WHAT TO PRODUCE.
Leave out the pictures, then reproduce the rest of the material exactly.

DATA PROVIDED.

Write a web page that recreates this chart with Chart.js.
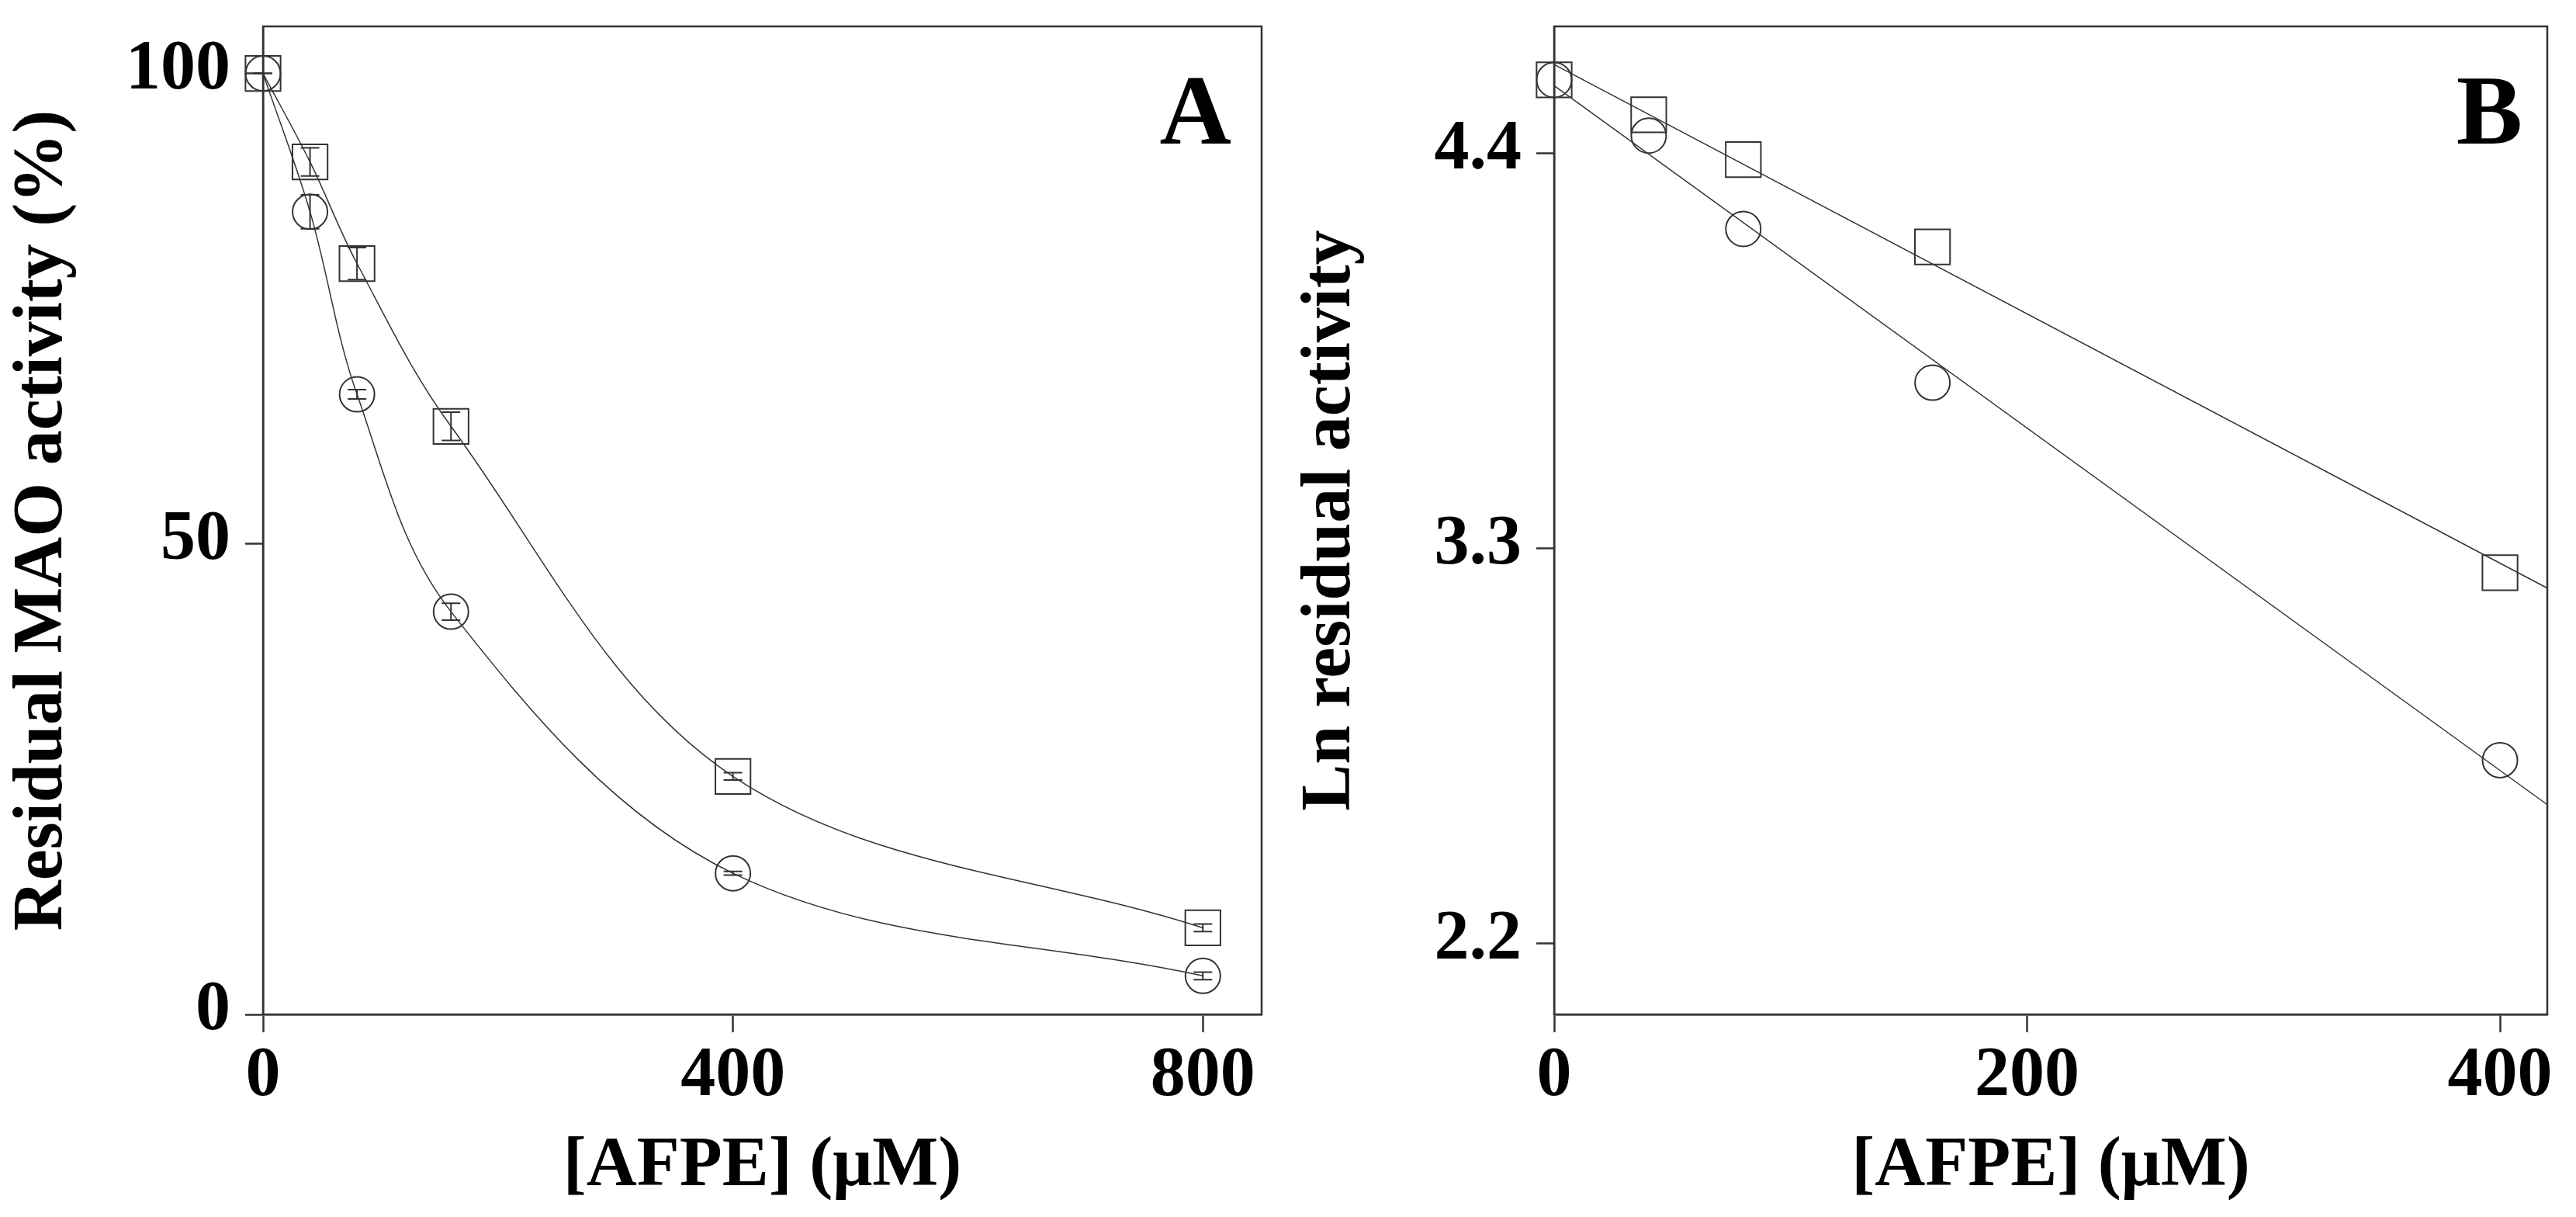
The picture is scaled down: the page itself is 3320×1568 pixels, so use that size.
<!DOCTYPE html>
<html>
<head>
<meta charset="utf-8">
<script src="https://cdn.jsdelivr.net/npm/chart.js@4.4.0/dist/chart.umd.min.js"></script>
<style>
  html, body { margin: 0; padding: 0; background: #fff; }
  #wrap { position: relative; width: 3320px; height: 1568px; }
  .painel { position: absolute; top: 0; width: 1660px; height: 1568px; }
</style>
</head>
<body>
<div id="wrap">
  <div class="painel" style="left:0"><canvas id="chartA"></canvas></div>
  <div class="painel" style="left:1660px"><canvas id="chartB"></canvas></div>
</div>
<script>
// painel A - atividade residual (%) vs [AFPE]
const concA = [0, 40, 80, 160, 400, 800];
const quadA = [100, 90.6, 79.8, 62.5, 25.3, 9.2];
const quadErrA = [0, 1.5, 1.7, 1.5, 0.4, 0.4];
const circA = [100, 85.3, 65.9, 42.8, 15.0, 4.1];
const circErrA = [0, 1.8, 0.5, 0.9, 0.2, 0.4];

// painel B - ln da atividade residual
const concB = [0, 40, 80, 160, 400];
const quadB = [4.605, 4.508, 4.383, 4.14, 3.233];
const circB = [4.605, 4.45, 4.19, 3.762, 2.711];
// retas ajustadas (extremos)
const retaX = [0, 420];
const retaQuadB = [4.648, 3.19];
const retaCircB = [4.589, 2.587];

const ticksXA = [0, 400, 800];
const ticksYA = [0, 50, 100];
const ticksXB = [0, 200, 400];
const ticksYB = [2.2, 3.3, 4.4];

const COR = '#333';
const fonte = { family: "'Liberation Serif', 'Times New Roman', serif", weight: 'bold', size: 90 };

function pts(xs, ys) {
    return xs.map((x, i) => ({ x: x, y: ys[i] }));
}

// barras de erro verticais
const barrasErro = {
    id: 'barrasErro',
    afterDatasetsDraw(chart) {
        const ctx = chart.ctx;
        const sx = chart.scales.x, sy = chart.scales.y;
        chart.data.datasets.forEach(ds => {
            if (!ds.erros) return;
            ctx.save();
            ctx.strokeStyle = COR;
            ctx.lineWidth = 2;
            ds.data.forEach((p, j) => {
                const x = sx.getPixelForValue(p.x);
                const y1 = sy.getPixelForValue(p.y + ds.erros[j]);
                const y2 = sy.getPixelForValue(p.y - ds.erros[j]);
                ctx.beginPath();
                ctx.moveTo(x, y1); ctx.lineTo(x, y2);
                ctx.moveTo(x - 12, y1); ctx.lineTo(x + 12, y1);
                ctx.moveTo(x - 12, y2); ctx.lineTo(x + 12, y2);
                ctx.stroke();
            });
            ctx.restore();
        });
    }
};

// moldura da área do gráfico + letra do painel
const moldura = {
    id: 'moldura',
    afterDraw(chart, args, opts) {
        const ctx = chart.ctx;
        const a = chart.chartArea;
        ctx.save();
        ctx.strokeStyle = COR;
        ctx.lineWidth = 2.5;
        ctx.strokeRect(a.left, a.top, a.right - a.left, a.bottom - a.top);
        ctx.fillStyle = '#000';
        ctx.font = "bold 128px 'Liberation Serif', serif";
        ctx.textAlign = 'right';
        ctx.textBaseline = 'alphabetic';
        ctx.fillText(opts.letra, a.right - opts.dx, a.top + 151);
        ctx.restore();
    }
};

function eixoX(max, ticks, titulo) {
    return {
        type: 'linear', min: 0, max: max,
        afterBuildTicks: s => { s.ticks = ticks.map(v => ({ value: v })); },
        afterFit: s => { s.height = 261; s.paddingLeft = 0; s.paddingRight = 0; },
        grid: { drawOnChartArea: false, tickLength: 23, tickWidth: 2.5, tickColor: COR },
        border: { color: COR, width: 2.5 },
        ticks: { padding: 4, color: '#000', font: fonte, maxRotation: 0, autoSkip: false, callback: v => String(v) },
        title: { display: true, text: titulo, color: '#000', font: fonte, padding: { top: 0, bottom: 10 } }
    };
}

function eixoY(min, max, ticks, titulo, largura, casas) {
    return {
        type: 'linear', min: min, max: max,
        afterBuildTicks: s => { s.ticks = ticks.map(v => ({ value: v })); },
        afterFit: s => { s.width = largura; s.paddingTop = 0; s.paddingBottom = 0; },
        grid: { drawOnChartArea: false, tickLength: 23, tickWidth: 2.5, tickColor: COR },
        border: { color: COR, width: 2.5 },
        ticks: { padding: 19, labelOffset: -4, color: '#000', font: fonte, autoSkip: false, callback: v => v.toFixed(casas) },
        title: { display: true, text: titulo, color: '#000', font: fonte, padding: { top: 2, bottom: 0 } }
    };
}

function opcoes(padDir, letra, dx, sx, sy) {
    return {
        responsive: true,
        maintainAspectRatio: false,
        devicePixelRatio: 1,
        animation: false,
        layout: { padding: { top: 34, right: padDir, left: 0, bottom: 0 } },
        plugins: { legend: { display: false }, tooltip: { enabled: false }, moldura: { letra: letra, dx: dx } },
        scales: { x: sx, y: sy }
    };
}

function serie(xs, ys, estilo, raio, extra) {
    return Object.assign({
        data: pts(xs, ys),
        showLine: true,
        borderColor: COR,
        borderWidth: 1.5,
        pointStyle: estilo,
        pointRadius: raio,
        pointHoverRadius: raio,
        pointBorderWidth: 2,
        pointBorderColor: COR,
        pointBackgroundColor: 'rgba(0,0,0,0)',
        clip: false
    }, extra || {});
}

new Chart(document.getElementById('chartA'), {
    type: 'scatter',
    data: {
        datasets: [
            serie(concA, quadA, 'rect', 32, { erros: quadErrA, tension: 0.35 }),
            serie(concA, circA, 'circle', 22.5, { erros: circErrA, tension: 0.35 })
        ]
    },
    options: opcoes(25, 'A', 39,
        eixoX(850, ticksXA, '[AFPE] (μM)'),
        eixoY(0, 105, ticksYA, 'Residual MAO activity (%)', 339, 0)),
    plugins: [barrasErro, moldura]
});

new Chart(document.getElementById('chartB'), {
    type: 'scatter',
    data: {
        datasets: [
            serie(retaX, retaQuadB, 'circle', 0),
            serie(retaX, retaCircB, 'circle', 0),
            serie(concB, quadB, 'rect', 32, { showLine: false }),
            serie(concB, circB, 'circle', 22.5, { showLine: false })
        ]
    },
    options: opcoes(37, 'B', 32,
        eixoX(420, ticksXB, '[AFPE] (μM)'),
        eixoY(2.003, 4.754, ticksYB, 'Ln residual activity', 343, 1)),
    plugins: [moldura]
});
</script>
</body>
</html>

WRITTEN RESPONSE.
Write a web page that recreates this chart with Chart.js.
The picture is scaled down: the page itself is 3320×1568 pixels, so use that size.
<!DOCTYPE html>
<html>
<head>
<meta charset="utf-8">
<script src="https://cdn.jsdelivr.net/npm/chart.js@4.4.0/dist/chart.umd.min.js"></script>
<style>
  html, body { margin: 0; padding: 0; background: #fff; }
  #wrap { position: relative; width: 3320px; height: 1568px; }
  .painel { position: absolute; top: 0; width: 1660px; height: 1568px; }
</style>
</head>
<body>
<div id="wrap">
  <div class="painel" style="left:0"><canvas id="chartA"></canvas></div>
  <div class="painel" style="left:1660px"><canvas id="chartB"></canvas></div>
</div>
<script>
// painel A - atividade residual (%) vs [AFPE]
const concA = [0, 40, 80, 160, 400, 800];
const quadA = [100, 90.6, 79.8, 62.5, 25.3, 9.2];
const quadErrA = [0, 1.5, 1.7, 1.5, 0.4, 0.4];
const circA = [100, 85.3, 65.9, 42.8, 15.0, 4.1];
const circErrA = [0, 1.8, 0.5, 0.9, 0.2, 0.4];

// painel B - ln da atividade residual
const concB = [0, 40, 80, 160, 400];
const quadB = [4.605, 4.508, 4.383, 4.14, 3.233];
const circB = [4.605, 4.45, 4.19, 3.762, 2.711];
// retas ajustadas (extremos)
const retaX = [0, 420];
const retaQuadB = [4.648, 3.19];
const retaCircB = [4.589, 2.587];

const ticksXA = [0, 400, 800];
const ticksYA = [0, 50, 100];
const ticksXB = [0, 200, 400];
const ticksYB = [2.2, 3.3, 4.4];

const COR = '#333';
const fonte = { family: "'Liberation Serif', 'Times New Roman', serif", weight: 'bold', size: 90 };

function pts(xs, ys) {
    return xs.map((x, i) => ({ x: x, y: ys[i] }));
}

// barras de erro verticais
const barrasErro = {
    id: 'barrasErro',
    afterDatasetsDraw(chart) {
        const ctx = chart.ctx;
        const sx = chart.scales.x, sy = chart.scales.y;
        chart.data.datasets.forEach(ds => {
            if (!ds.erros) return;
            ctx.save();
            ctx.strokeStyle = COR;
            ctx.lineWidth = 2;
            ds.data.forEach((p, j) => {
                const x = sx.getPixelForValue(p.x);
                const y1 = sy.getPixelForValue(p.y + ds.erros[j]);
                const y2 = sy.getPixelForValue(p.y - ds.erros[j]);
                ctx.beginPath();
                ctx.moveTo(x, y1); ctx.lineTo(x, y2);
                ctx.moveTo(x - 12, y1); ctx.lineTo(x + 12, y1);
                ctx.moveTo(x - 12, y2); ctx.lineTo(x + 12, y2);
                ctx.stroke();
            });
            ctx.restore();
        });
    }
};

// moldura da área do gráfico + letra do painel
const moldura = {
    id: 'moldura',
    afterDraw(chart, args, opts) {
        const ctx = chart.ctx;
        const a = chart.chartArea;
        ctx.save();
        ctx.strokeStyle = COR;
        ctx.lineWidth = 2.5;
        ctx.strokeRect(a.left, a.top, a.right - a.left, a.bottom - a.top);
        ctx.fillStyle = '#000';
        ctx.font = "bold 128px 'Liberation Serif', serif";
        ctx.textAlign = 'right';
        ctx.textBaseline = 'alphabetic';
        ctx.fillText(opts.letra, a.right - opts.dx, a.top + 151);
        ctx.restore();
    }
};

function eixoX(max, ticks, titulo) {
    return {
        type: 'linear', min: 0, max: max,
        afterBuildTicks: s => { s.ticks = ticks.map(v => ({ value: v })); },
        afterFit: s => { s.height = 261; s.paddingLeft = 0; s.paddingRight = 0; },
        grid: { drawOnChartArea: false, tickLength: 23, tickWidth: 2.5, tickColor: COR },
        border: { color: COR, width: 2.5 },
        ticks: { padding: 4, color: '#000', font: fonte, maxRotation: 0, autoSkip: false, callback: v => String(v) },
        title: { display: true, text: titulo, color: '#000', font: fonte, padding: { top: 0, bottom: 10 } }
    };
}

function eixoY(min, max, ticks, titulo, largura, casas) {
    return {
        type: 'linear', min: min, max: max,
        afterBuildTicks: s => { s.ticks = ticks.map(v => ({ value: v })); },
        afterFit: s => { s.width = largura; s.paddingTop = 0; s.paddingBottom = 0; },
        grid: { drawOnChartArea: false, tickLength: 23, tickWidth: 2.5, tickColor: COR },
        border: { color: COR, width: 2.5 },
        ticks: { padding: 19, labelOffset: -4, color: '#000', font: fonte, autoSkip: false, callback: v => v.toFixed(casas) },
        title: { display: true, text: titulo, color: '#000', font: fonte, padding: { top: 2, bottom: 0 } }
    };
}

function opcoes(padDir, letra, dx, sx, sy) {
    return {
        responsive: true,
        maintainAspectRatio: false,
        devicePixelRatio: 1,
        animation: false,
        layout: { padding: { top: 34, right: padDir, left: 0, bottom: 0 } },
        plugins: { legend: { display: false }, tooltip: { enabled: false }, moldura: { letra: letra, dx: dx } },
        scales: { x: sx, y: sy }
    };
}

function serie(xs, ys, estilo, raio, extra) {
    return Object.assign({
        data: pts(xs, ys),
        showLine: true,
        borderColor: COR,
        borderWidth: 1.5,
        pointStyle: estilo,
        pointRadius: raio,
        pointHoverRadius: raio,
        pointBorderWidth: 2,
        pointBorderColor: COR,
        pointBackgroundColor: 'rgba(0,0,0,0)',
        clip: false
    }, extra || {});
}

new Chart(document.getElementById('chartA'), {
    type: 'scatter',
    data: {
        datasets: [
            serie(concA, quadA, 'rect', 32, { erros: quadErrA, tension: 0.35 }),
            serie(concA, circA, 'circle', 22.5, { erros: circErrA, tension: 0.35 })
        ]
    },
    options: opcoes(25, 'A', 39,
        eixoX(850, ticksXA, '[AFPE] (μM)'),
        eixoY(0, 105, ticksYA, 'Residual MAO activity (%)', 339, 0)),
    plugins: [barrasErro, moldura]
});

new Chart(document.getElementById('chartB'), {
    type: 'scatter',
    data: {
        datasets: [
            serie(retaX, retaQuadB, 'circle', 0),
            serie(retaX, retaCircB, 'circle', 0),
            serie(concB, quadB, 'rect', 32, { showLine: false }),
            serie(concB, circB, 'circle', 22.5, { showLine: false })
        ]
    },
    options: opcoes(37, 'B', 32,
        eixoX(420, ticksXB, '[AFPE] (μM)'),
        eixoY(2.003, 4.754, ticksYB, 'Ln residual activity', 343, 1)),
    plugins: [moldura]
});
</script>
</body>
</html>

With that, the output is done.